Give all the lines below again, exactly, with no pictures.

##### Data provided

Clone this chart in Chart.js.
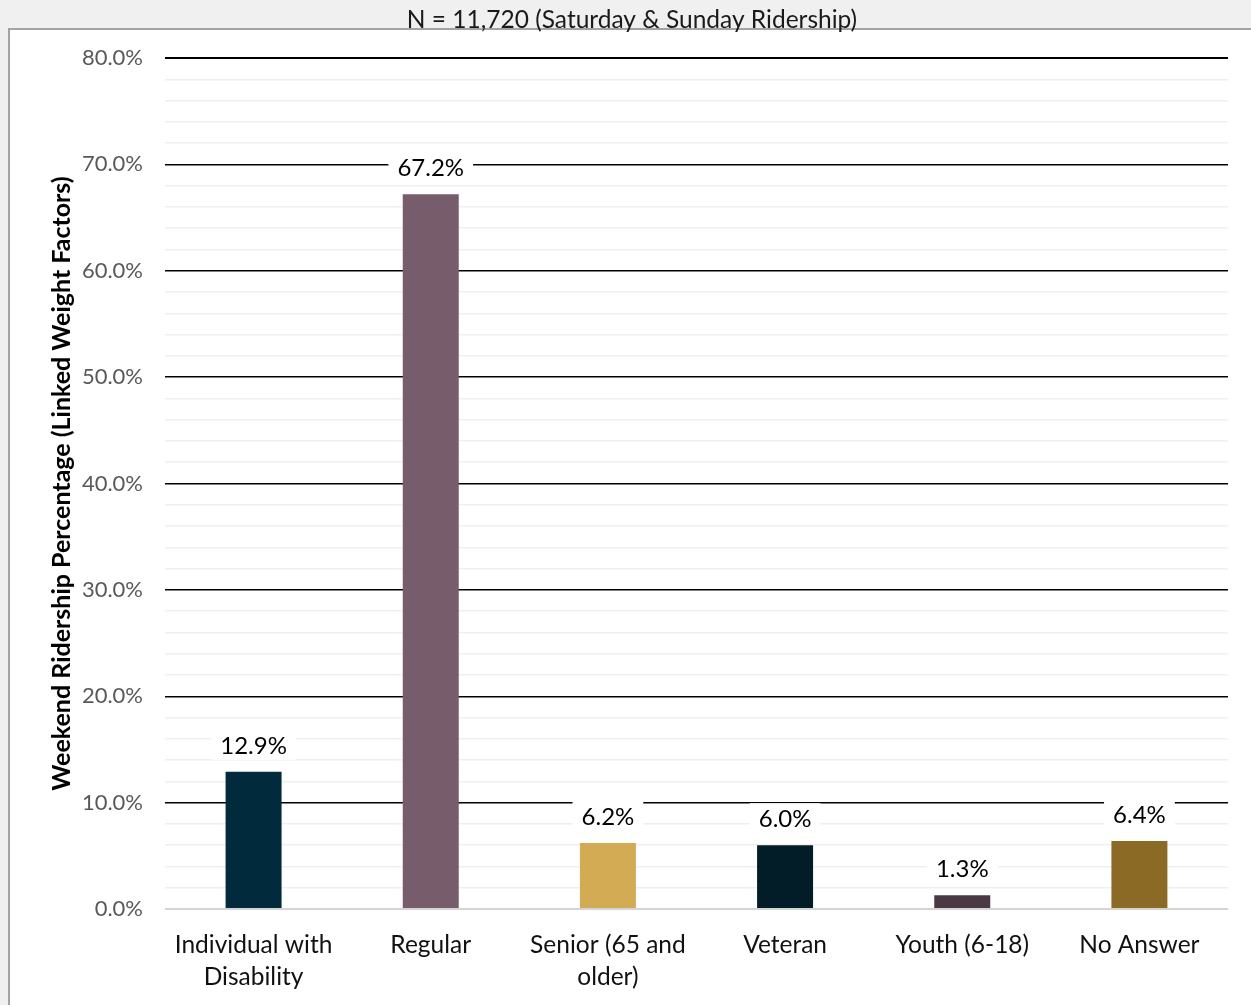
<!DOCTYPE html>
<html>
<head>
<meta charset="utf-8">
<script src="https://cdn.jsdelivr.net/npm/chart.js@4/dist/chart.umd.min.js"></script>
<style>
  html, body { margin: 0; padding: 0; background: #f0f0f0; }
  #wrap { position: relative; width: 1251px; height: 1005px; }
</style>
</head>
<body>
<div id="wrap"><canvas id="c" width="1251" height="1005"></canvas></div>
<script>
// Weekend ridership by fare category
const categories = [["Individual with", "Disability"], "Regular", ["Senior (65 and", "older)"], "Veteran", "Youth (6-18)", "No Answer"];
const shares = [12.9, 67.2, 6.2, 6.0, 1.3, 6.4];
const barColors = ["#022a3d", "#775c6b", "#d3ab54", "#021c28", "#4a3944", "#8b6a26"];
const yTickValues = [0, 10, 20, 30, 40, 50, 60, 70, 80];
const chartTitle = "N = 11,720 (Saturday & Sunday Ridership)";
const yAxisTitle = "Weekend Ridership Percentage (Linked Weight Factors)";

const FONT = "Lato";

// light grey page with a white framed panel; the heading sits on the frame's top edge
const framePlugin = {
  id: "frame",
  beforeDraw(chart) {
    const ctx = chart.ctx;
    ctx.save();
    ctx.fillStyle = "#f0f0f0";
    ctx.fillRect(0, 0, chart.width, chart.height);
    ctx.fillStyle = "#ffffff";
    ctx.fillRect(9, 29, chart.width - 9, chart.height - 29);
    ctx.strokeStyle = "#a3a3a3";
    ctx.lineWidth = 2;
    ctx.beginPath();
    ctx.moveTo(9, chart.height);
    ctx.lineTo(9, 29);
    ctx.lineTo(chart.width, 29);
    ctx.stroke();
    ctx.fillStyle = "#1a1a1a";
    ctx.font = "24.5px " + FONT;
    ctx.textAlign = "center";
    ctx.textBaseline = "middle";
    ctx.fillText(chartTitle, 632, 20);
    ctx.restore();
  }
};

// value labels above each bar, on a white box
const valueLabels = {
  id: "valueLabels",
  afterDatasetsDraw(chart) {
    const ctx = chart.ctx;
    const meta = chart.getDatasetMeta(0);
    ctx.save();
    ctx.font = "24px " + FONT;
    ctx.textAlign = "center";
    ctx.textBaseline = "middle";
    meta.data.forEach((bar, i) => {
      const text = shares[i].toFixed(1) + "%";
      const cy = bar.y - 27;
      const w = ctx.measureText(text).width + 18;
      ctx.fillStyle = "#ffffff";
      ctx.fillRect(bar.x - w / 2, cy - 15, w, 30);
      ctx.fillStyle = "#000000";
      ctx.fillText(text, bar.x, cy + 1);
    });
    ctx.restore();
  }
};

new Chart(document.getElementById("c"), {
  type: "bar",
  data: {
    labels: categories,
    datasets: [{
      data: shares,
      backgroundColor: barColors,
      borderWidth: 0,
      categoryPercentage: 1,
      barPercentage: 0.316
    }]
  },
  options: {
    responsive: false,
    maintainAspectRatio: false,
    animation: false,
    devicePixelRatio: 1,
    layout: { padding: { left: 0, right: 23, top: 58, bottom: 0 } },
    plugins: {
      legend: { display: false },
      tooltip: { enabled: false },
      title: { display: false }
    },
    scales: {
      x: {
        grid: { display: false },
        border: { display: false },
        ticks: {
          color: "#111111",
          font: { family: FONT, size: 24.5, lineHeight: "32px" },
          padding: 12,
          maxRotation: 0
        },
        afterFit(scale) { scale.height = 96; }
      },
      y: {
        min: 0,
        max: 80,
        border: { display: false },
        grid: {
          drawTicks: false,
          color(c) {
            const v = c.tick.value;
            if (v === 0) return "#d4d4d4";
            return yTickValues.includes(v) ? "#000000" : "#efefef";
          },
          lineWidth(c) {
            const v = c.tick.value;
            if (v === 0 || v === 80) return 2;
            return 1.5;
          }
        },
        ticks: {
          stepSize: 2,
          autoSkip: false,
          padding: 22,
          color: "#595959",
          font: { family: FONT, size: 22 },
          callback(v) { return yTickValues.includes(v) ? v.toFixed(1) + "%" : ""; }
        },
        title: {
          display: true,
          text: yAxisTitle,
          color: "#000000",
          font: { family: FONT, size: 25, weight: "bold", lineHeight: 1.2 },
          padding: { top: 47, bottom: 0 }
        },
        afterFit(scale) { scale.width = 165; }
      }
    }
  },
  plugins: [framePlugin, valueLabels]
});
</script>
</body>
</html>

##########

### Reply to the exercise
Clone this chart in Chart.js.
<!DOCTYPE html>
<html>
<head>
<meta charset="utf-8">
<script src="https://cdn.jsdelivr.net/npm/chart.js@4/dist/chart.umd.min.js"></script>
<style>
  html, body { margin: 0; padding: 0; background: #f0f0f0; }
  #wrap { position: relative; width: 1251px; height: 1005px; }
</style>
</head>
<body>
<div id="wrap"><canvas id="c" width="1251" height="1005"></canvas></div>
<script>
// Weekend ridership by fare category
const categories = [["Individual with", "Disability"], "Regular", ["Senior (65 and", "older)"], "Veteran", "Youth (6-18)", "No Answer"];
const shares = [12.9, 67.2, 6.2, 6.0, 1.3, 6.4];
const barColors = ["#022a3d", "#775c6b", "#d3ab54", "#021c28", "#4a3944", "#8b6a26"];
const yTickValues = [0, 10, 20, 30, 40, 50, 60, 70, 80];
const chartTitle = "N = 11,720 (Saturday & Sunday Ridership)";
const yAxisTitle = "Weekend Ridership Percentage (Linked Weight Factors)";

const FONT = "Lato";

// light grey page with a white framed panel; the heading sits on the frame's top edge
const framePlugin = {
  id: "frame",
  beforeDraw(chart) {
    const ctx = chart.ctx;
    ctx.save();
    ctx.fillStyle = "#f0f0f0";
    ctx.fillRect(0, 0, chart.width, chart.height);
    ctx.fillStyle = "#ffffff";
    ctx.fillRect(9, 29, chart.width - 9, chart.height - 29);
    ctx.strokeStyle = "#a3a3a3";
    ctx.lineWidth = 2;
    ctx.beginPath();
    ctx.moveTo(9, chart.height);
    ctx.lineTo(9, 29);
    ctx.lineTo(chart.width, 29);
    ctx.stroke();
    ctx.fillStyle = "#1a1a1a";
    ctx.font = "24.5px " + FONT;
    ctx.textAlign = "center";
    ctx.textBaseline = "middle";
    ctx.fillText(chartTitle, 632, 20);
    ctx.restore();
  }
};

// value labels above each bar, on a white box
const valueLabels = {
  id: "valueLabels",
  afterDatasetsDraw(chart) {
    const ctx = chart.ctx;
    const meta = chart.getDatasetMeta(0);
    ctx.save();
    ctx.font = "24px " + FONT;
    ctx.textAlign = "center";
    ctx.textBaseline = "middle";
    meta.data.forEach((bar, i) => {
      const text = shares[i].toFixed(1) + "%";
      const cy = bar.y - 27;
      const w = ctx.measureText(text).width + 18;
      ctx.fillStyle = "#ffffff";
      ctx.fillRect(bar.x - w / 2, cy - 15, w, 30);
      ctx.fillStyle = "#000000";
      ctx.fillText(text, bar.x, cy + 1);
    });
    ctx.restore();
  }
};

new Chart(document.getElementById("c"), {
  type: "bar",
  data: {
    labels: categories,
    datasets: [{
      data: shares,
      backgroundColor: barColors,
      borderWidth: 0,
      categoryPercentage: 1,
      barPercentage: 0.316
    }]
  },
  options: {
    responsive: false,
    maintainAspectRatio: false,
    animation: false,
    devicePixelRatio: 1,
    layout: { padding: { left: 0, right: 23, top: 58, bottom: 0 } },
    plugins: {
      legend: { display: false },
      tooltip: { enabled: false },
      title: { display: false }
    },
    scales: {
      x: {
        grid: { display: false },
        border: { display: false },
        ticks: {
          color: "#111111",
          font: { family: FONT, size: 24.5, lineHeight: "32px" },
          padding: 12,
          maxRotation: 0
        },
        afterFit(scale) { scale.height = 96; }
      },
      y: {
        min: 0,
        max: 80,
        border: { display: false },
        grid: {
          drawTicks: false,
          color(c) {
            const v = c.tick.value;
            if (v === 0) return "#d4d4d4";
            return yTickValues.includes(v) ? "#000000" : "#efefef";
          },
          lineWidth(c) {
            const v = c.tick.value;
            if (v === 0 || v === 80) return 2;
            return 1.5;
          }
        },
        ticks: {
          stepSize: 2,
          autoSkip: false,
          padding: 22,
          color: "#595959",
          font: { family: FONT, size: 22 },
          callback(v) { return yTickValues.includes(v) ? v.toFixed(1) + "%" : ""; }
        },
        title: {
          display: true,
          text: yAxisTitle,
          color: "#000000",
          font: { family: FONT, size: 25, weight: "bold", lineHeight: 1.2 },
          padding: { top: 47, bottom: 0 }
        },
        afterFit(scale) { scale.width = 165; }
      }
    }
  },
  plugins: [framePlugin, valueLabels]
});
</script>
</body>
</html>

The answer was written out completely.